Der Kyniker hat ein aggressiv-arrogantes Auftreten, was in der Bevölkerung jedoch durchweg als positiv angesehen und mit Freimütigkeit gleich gesetzt wird:
Du musst frech und trotzig sein und einem jeden ohne Ausnahme, vom Fürsten bis zum gemeinsten Manne,Grobheiten ins Gesicht sagen. Denn das wird aller Augen auf dich ziehen und dir den Namen eines großherzigen Mannes verschaffen. Du wirst ein Wundermann in den Augen des Volkes werden, wenn du nur unverschämt und frech genug bist und tapfer schimpfen gelernt hast.
Freiheit wird mit königlicher Unabhängigkeit gleich gesetzt:
Du erscheinst überall, wo die meisten Menschen beisammen sind, aber tust immer so, als wenn du mitten unter ihnen allein seiest und erkennst niemanden, weder einen Einheimischen noch einen Fremden, für deinen Freund. Denn dies würde deiner königlichen Unabhängigkeit auf einmal ein Ende machen.
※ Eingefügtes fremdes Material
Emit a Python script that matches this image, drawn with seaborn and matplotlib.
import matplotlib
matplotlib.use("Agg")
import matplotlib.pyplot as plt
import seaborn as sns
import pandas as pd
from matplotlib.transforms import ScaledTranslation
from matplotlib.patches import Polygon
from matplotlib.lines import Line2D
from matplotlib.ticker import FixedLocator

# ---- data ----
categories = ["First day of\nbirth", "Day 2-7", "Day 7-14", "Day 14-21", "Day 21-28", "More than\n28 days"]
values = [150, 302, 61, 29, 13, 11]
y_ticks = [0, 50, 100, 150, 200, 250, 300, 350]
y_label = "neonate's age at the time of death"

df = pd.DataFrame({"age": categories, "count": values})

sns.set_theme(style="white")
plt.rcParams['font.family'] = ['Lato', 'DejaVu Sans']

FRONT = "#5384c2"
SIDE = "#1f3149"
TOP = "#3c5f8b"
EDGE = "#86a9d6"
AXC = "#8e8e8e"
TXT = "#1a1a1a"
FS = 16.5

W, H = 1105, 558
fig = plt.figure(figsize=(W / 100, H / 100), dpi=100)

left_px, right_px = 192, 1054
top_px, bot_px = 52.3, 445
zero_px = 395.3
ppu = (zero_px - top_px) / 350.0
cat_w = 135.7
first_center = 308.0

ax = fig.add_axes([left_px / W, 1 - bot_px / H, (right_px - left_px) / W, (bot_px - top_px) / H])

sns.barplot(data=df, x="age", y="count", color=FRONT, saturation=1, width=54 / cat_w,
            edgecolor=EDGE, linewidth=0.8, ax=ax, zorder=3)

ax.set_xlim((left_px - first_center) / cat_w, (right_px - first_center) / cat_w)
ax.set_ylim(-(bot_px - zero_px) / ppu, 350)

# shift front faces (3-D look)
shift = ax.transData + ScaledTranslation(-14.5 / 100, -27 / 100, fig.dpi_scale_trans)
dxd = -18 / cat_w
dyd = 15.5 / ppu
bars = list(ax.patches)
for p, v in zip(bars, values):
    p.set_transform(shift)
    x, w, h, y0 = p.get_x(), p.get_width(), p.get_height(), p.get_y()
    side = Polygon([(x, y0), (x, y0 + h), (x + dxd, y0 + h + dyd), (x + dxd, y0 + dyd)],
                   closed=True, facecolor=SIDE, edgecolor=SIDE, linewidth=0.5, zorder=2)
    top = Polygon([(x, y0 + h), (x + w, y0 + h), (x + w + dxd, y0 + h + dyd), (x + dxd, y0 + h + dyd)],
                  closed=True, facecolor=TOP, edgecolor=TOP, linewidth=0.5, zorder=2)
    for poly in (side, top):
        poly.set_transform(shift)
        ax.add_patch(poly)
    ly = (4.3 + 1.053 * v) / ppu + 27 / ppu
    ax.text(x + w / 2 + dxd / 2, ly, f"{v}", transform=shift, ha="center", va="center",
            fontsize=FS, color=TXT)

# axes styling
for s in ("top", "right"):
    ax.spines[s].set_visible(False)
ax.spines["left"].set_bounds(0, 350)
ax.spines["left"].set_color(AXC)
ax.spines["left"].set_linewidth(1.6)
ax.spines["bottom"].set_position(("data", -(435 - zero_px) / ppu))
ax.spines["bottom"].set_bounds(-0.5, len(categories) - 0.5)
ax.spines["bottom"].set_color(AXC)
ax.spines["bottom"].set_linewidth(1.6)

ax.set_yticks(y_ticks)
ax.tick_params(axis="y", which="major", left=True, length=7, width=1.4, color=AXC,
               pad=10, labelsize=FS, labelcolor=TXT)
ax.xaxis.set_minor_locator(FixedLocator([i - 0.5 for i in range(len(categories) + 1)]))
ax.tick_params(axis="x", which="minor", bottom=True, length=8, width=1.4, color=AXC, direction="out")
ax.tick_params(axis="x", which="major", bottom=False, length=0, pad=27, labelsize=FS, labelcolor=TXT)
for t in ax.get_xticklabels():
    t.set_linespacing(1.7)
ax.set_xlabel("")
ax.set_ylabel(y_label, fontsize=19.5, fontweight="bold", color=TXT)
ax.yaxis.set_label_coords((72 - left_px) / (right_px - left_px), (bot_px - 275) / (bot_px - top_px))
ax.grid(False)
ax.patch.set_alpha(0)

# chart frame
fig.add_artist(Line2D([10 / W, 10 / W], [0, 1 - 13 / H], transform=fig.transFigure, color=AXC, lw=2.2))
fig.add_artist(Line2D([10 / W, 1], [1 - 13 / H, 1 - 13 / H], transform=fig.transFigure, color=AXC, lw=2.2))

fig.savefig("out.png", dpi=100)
Die Kyniker lehnten auch jede Art von Bildung ab.
Lukian kritisiert diese Lebensform als „schändliches und viehisches Glück“:
Diese Glückseligkeit ist ohne alle Mühe zu erhalten und steht zu allen Zeiten in eines jeden Gewalt. Denn du brauchst dazu weder Gelehrsamkeit noch Nachdenken noch andere solcher Dummheiten, sondern du gehst unter allen Wegen, die zum Ruhm führen, den kürzesten. Du kannst der gemeinste Kerl ohne alle Erziehung und Kenntnisse sein.
Bekannt geworden ist das Zusammen-Treffen von Alexander dem Großen und Diogenes. Alexander wollte den berühmten Philosophen in Athen einmal persönlich kennenlernen. Doch dieser kümmerte sich gar nicht um den größten Herrscher der Welt. „Geh mir aus der Sonne“, ist der einzige Satz, den Alexander von Diogenes zu hören bekommt.
Am Ende eines solchen Lebens in Freiheit, Bedürfnislosigkeit und Unangepasstheit und am Ende auch eines solchen Kampfes gegen Luxus und Lust steht die freiwillige Selbsttötung: Endlich, wenn du des Possenspiels müde bist, so iss einen rohen Polypen oder einen Tintenfisch auf und stirb.
Natürlich sind solche Menschen ungeeignet für einen Beruf. In Lukians Erzählung wird Diogenes schließlich an einen Käufer als Ruderknecht oder Gartenarbeiter verkauft, aber nur „zu einem sehr niedrigen Preis“. “Dies ist die Glückseligkeit, die ein Kyniker dir garantieren kann“, spottet Lukian.
1 Lukian Werke Bd.1 S.214ff (Aufbau-Verlag 1981)
2 Von Antisthenes, der eine Schmähschrift gegen Platon verfasst haben soll, stammt der bekannte Ausspruch: Lieber wahnsinnig werden als Lust zu empfinden, oder auch der Satz: Man soll um der Lust Willen niemals einen Finger rühren.
3 Wieland scheut sich an dieser Stelle, der Zeit entsprechend, den Begriff „Masturbation“ in die Übersetzung aufzunehmen.